TASK REQUIREMENTS
All of the lines below are to be transcribed faithfully, with pictures excluded from the copy.

COLLECTED MATERIAL
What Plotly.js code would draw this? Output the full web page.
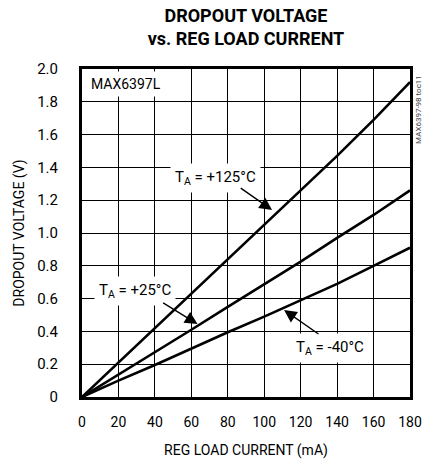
<!DOCTYPE html>
<html>
<head>
<meta charset="utf-8">
<script src="https://cdn.plot.ly/plotly-3.0.1.min.js"></script>
<style>
html,body{margin:0;padding:0;background:#fff;}
#chart{width:422px;height:459px;}
</style>
</head>
<body>
<div id="chart"></div>
<script>
// Data
var loadCurrent = [0, 20, 40, 60, 80, 100, 120, 140, 160, 180];            // mA
var vdrop125 = [0, 0.21, 0.42, 0.63, 0.84, 1.05, 1.26, 1.47, 1.69, 1.92];    // V, TA = +125°C
var vdrop25  = [0, 0.135, 0.27, 0.41, 0.55, 0.685, 0.825, 0.97, 1.11, 1.26]; // V, TA = +25°C
var vdropM40 = [0, 0.10, 0.195, 0.295, 0.395, 0.49, 0.59, 0.69, 0.80, 0.91]; // V, TA = -40°C

var xTickVals = [0, 20, 40, 60, 80, 100, 120, 140, 160, 180];
var xTickText = ['0', '20', '40', '60', '80', '100', '120', '140', '160', '180'];
var yTickVals = [0, 0.2, 0.4, 0.6, 0.8, 1.0, 1.2, 1.4, 1.6, 1.8, 2.0];
var yTickText = ['0', '0.2', '0.4', '0.6', '0.8', '1.0', '1.2', '1.4', '1.6', '1.8', '2.0'];

var FONT = 'Roboto, Liberation Sans, sans-serif';

function curve(y) {
  return {x: loadCurrent, y: y, type: 'scatter', mode: 'lines',
          line: {color: '#000', width: 2.6}, hoverinfo: 'skip', showlegend: false};
}

var data = [curve(vdrop125), curve(vdrop25), curve(vdropM40)];

function label(text, x, y) {
  return {text: text, x: x, y: y, xref: 'x', yref: 'y', showarrow: false,
          font: {family: FONT, size: 15, color: '#000'},
          bgcolor: '#fff', borderpad: 4, xanchor: 'center', yanchor: 'middle'};
}
function arrow(tailX, tailY, tipX, tipY) {
  return {text: '', x: tipX, y: tipY, ax: tailX, ay: tailY, xref: 'x', yref: 'y',
          axref: 'x', ayref: 'y', showarrow: true, arrowhead: 2, arrowsize: 1.8,
          arrowwidth: 1.4, arrowcolor: '#000', standoff: 0};
}

var layout = {
  width: 422, height: 459,
  margin: {l: 82, r: 12, t: 69, b: 62},
  paper_bgcolor: '#fff', plot_bgcolor: '#fff',
  font: {family: FONT, color: '#000'},
  title: {
    text: '<b>DROPOUT VOLTAGE<br>vs. REG LOAD CURRENT</b>',
    font: {family: FONT, size: 18, color: '#000', weight: 900},
    x: 0.5, xanchor: 'center', xref: 'paper',
    y: 1, yanchor: 'bottom', yref: 'paper',
    pad: {b: 47}
  },
  xaxis: {
    range: [0, 180], tickvals: xTickVals, ticktext: xTickText,
    showgrid: true, gridcolor: '#000', gridwidth: 1, zeroline: false,
    showline: true, linecolor: '#000', linewidth: 3, mirror: true,
    ticks: '', ticklabelstandoff: 10, ticklabeloverflow: 'allow',
    tickfont: {family: FONT, size: 14, color: '#000'},
    title: {text: 'REG LOAD CURRENT (mA)', font: {family: FONT, size: 14, color: '#000'}, standoff: 17},
    fixedrange: true
  },
  yaxis: {
    range: [0, 2.0], tickvals: yTickVals, ticktext: yTickText,
    showgrid: true, gridcolor: '#000', gridwidth: 1, zeroline: false,
    showline: true, linecolor: '#000', linewidth: 3, mirror: true,
    ticks: '', ticklabelstandoff: 18,
    tickfont: {family: FONT, size: 15, color: '#000'},
    title: {text: 'DROPOUT VOLTAGE (V)', font: {family: FONT, size: 14, color: '#000'}, standoff: 10},
    fixedrange: true
  },
  annotations: [
    label('T<sub>A</sub> = +125°C', 73.3, 1.335),
    arrow(86.3, 1.28, 104.3, 1.14),
    label('T<sub>A</sub> = +25°C', 29, 0.646),
    arrow(43.7, 0.58, 63.4, 0.445),
    label('T<sub>A</sub> = -40°C', 136.2, 0.30),
    arrow(130.6, 0.378, 110.9, 0.53),
    {text: 'MAX6397L', xref: 'paper', yref: 'paper', x: 0.012, y: 0.994,
     xanchor: 'left', yanchor: 'top', showarrow: false, bgcolor: '#fff', borderpad: 4,
     font: {family: FONT, size: 14, color: '#000'}},
    {text: 'MAX6397-98 toc11', xref: 'paper', yref: 'paper', x: 1.024, y: 0.878,
     xanchor: 'center', yanchor: 'middle', textangle: -90, showarrow: false,
     font: {family: FONT, size: 8, color: '#444'}}
  ]
};

Plotly.newPlot('chart', data, layout, {displayModeBar: false, staticPlot: true});
</script>
</body>
</html>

SOLUTION TO THE PROBLEM
What Plotly.js code would draw this? Output the full web page.
<!DOCTYPE html>
<html>
<head>
<meta charset="utf-8">
<script src="https://cdn.plot.ly/plotly-3.0.1.min.js"></script>
<style>
html,body{margin:0;padding:0;background:#fff;}
#chart{width:422px;height:459px;}
</style>
</head>
<body>
<div id="chart"></div>
<script>
// Data
var loadCurrent = [0, 20, 40, 60, 80, 100, 120, 140, 160, 180];            // mA
var vdrop125 = [0, 0.21, 0.42, 0.63, 0.84, 1.05, 1.26, 1.47, 1.69, 1.92];    // V, TA = +125°C
var vdrop25  = [0, 0.135, 0.27, 0.41, 0.55, 0.685, 0.825, 0.97, 1.11, 1.26]; // V, TA = +25°C
var vdropM40 = [0, 0.10, 0.195, 0.295, 0.395, 0.49, 0.59, 0.69, 0.80, 0.91]; // V, TA = -40°C

var xTickVals = [0, 20, 40, 60, 80, 100, 120, 140, 160, 180];
var xTickText = ['0', '20', '40', '60', '80', '100', '120', '140', '160', '180'];
var yTickVals = [0, 0.2, 0.4, 0.6, 0.8, 1.0, 1.2, 1.4, 1.6, 1.8, 2.0];
var yTickText = ['0', '0.2', '0.4', '0.6', '0.8', '1.0', '1.2', '1.4', '1.6', '1.8', '2.0'];

var FONT = 'Roboto, Liberation Sans, sans-serif';

function curve(y) {
  return {x: loadCurrent, y: y, type: 'scatter', mode: 'lines',
          line: {color: '#000', width: 2.6}, hoverinfo: 'skip', showlegend: false};
}

var data = [curve(vdrop125), curve(vdrop25), curve(vdropM40)];

function label(text, x, y) {
  return {text: text, x: x, y: y, xref: 'x', yref: 'y', showarrow: false,
          font: {family: FONT, size: 15, color: '#000'},
          bgcolor: '#fff', borderpad: 4, xanchor: 'center', yanchor: 'middle'};
}
function arrow(tailX, tailY, tipX, tipY) {
  return {text: '', x: tipX, y: tipY, ax: tailX, ay: tailY, xref: 'x', yref: 'y',
          axref: 'x', ayref: 'y', showarrow: true, arrowhead: 2, arrowsize: 1.8,
          arrowwidth: 1.4, arrowcolor: '#000', standoff: 0};
}

var layout = {
  width: 422, height: 459,
  margin: {l: 82, r: 12, t: 69, b: 62},
  paper_bgcolor: '#fff', plot_bgcolor: '#fff',
  font: {family: FONT, color: '#000'},
  title: {
    text: '<b>DROPOUT VOLTAGE<br>vs. REG LOAD CURRENT</b>',
    font: {family: FONT, size: 18, color: '#000', weight: 900},
    x: 0.5, xanchor: 'center', xref: 'paper',
    y: 1, yanchor: 'bottom', yref: 'paper',
    pad: {b: 47}
  },
  xaxis: {
    range: [0, 180], tickvals: xTickVals, ticktext: xTickText,
    showgrid: true, gridcolor: '#000', gridwidth: 1, zeroline: false,
    showline: true, linecolor: '#000', linewidth: 3, mirror: true,
    ticks: '', ticklabelstandoff: 10, ticklabeloverflow: 'allow',
    tickfont: {family: FONT, size: 14, color: '#000'},
    title: {text: 'REG LOAD CURRENT (mA)', font: {family: FONT, size: 14, color: '#000'}, standoff: 17},
    fixedrange: true
  },
  yaxis: {
    range: [0, 2.0], tickvals: yTickVals, ticktext: yTickText,
    showgrid: true, gridcolor: '#000', gridwidth: 1, zeroline: false,
    showline: true, linecolor: '#000', linewidth: 3, mirror: true,
    ticks: '', ticklabelstandoff: 18,
    tickfont: {family: FONT, size: 15, color: '#000'},
    title: {text: 'DROPOUT VOLTAGE (V)', font: {family: FONT, size: 14, color: '#000'}, standoff: 10},
    fixedrange: true
  },
  annotations: [
    label('T<sub>A</sub> = +125°C', 73.3, 1.335),
    arrow(86.3, 1.28, 104.3, 1.14),
    label('T<sub>A</sub> = +25°C', 29, 0.646),
    arrow(43.7, 0.58, 63.4, 0.445),
    label('T<sub>A</sub> = -40°C', 136.2, 0.30),
    arrow(130.6, 0.378, 110.9, 0.53),
    {text: 'MAX6397L', xref: 'paper', yref: 'paper', x: 0.012, y: 0.994,
     xanchor: 'left', yanchor: 'top', showarrow: false, bgcolor: '#fff', borderpad: 4,
     font: {family: FONT, size: 14, color: '#000'}},
    {text: 'MAX6397-98 toc11', xref: 'paper', yref: 'paper', x: 1.024, y: 0.878,
     xanchor: 'center', yanchor: 'middle', textangle: -90, showarrow: false,
     font: {family: FONT, size: 8, color: '#444'}}
  ]
};

Plotly.newPlot('chart', data, layout, {displayModeBar: false, staticPlot: true});
</script>
</body>
</html>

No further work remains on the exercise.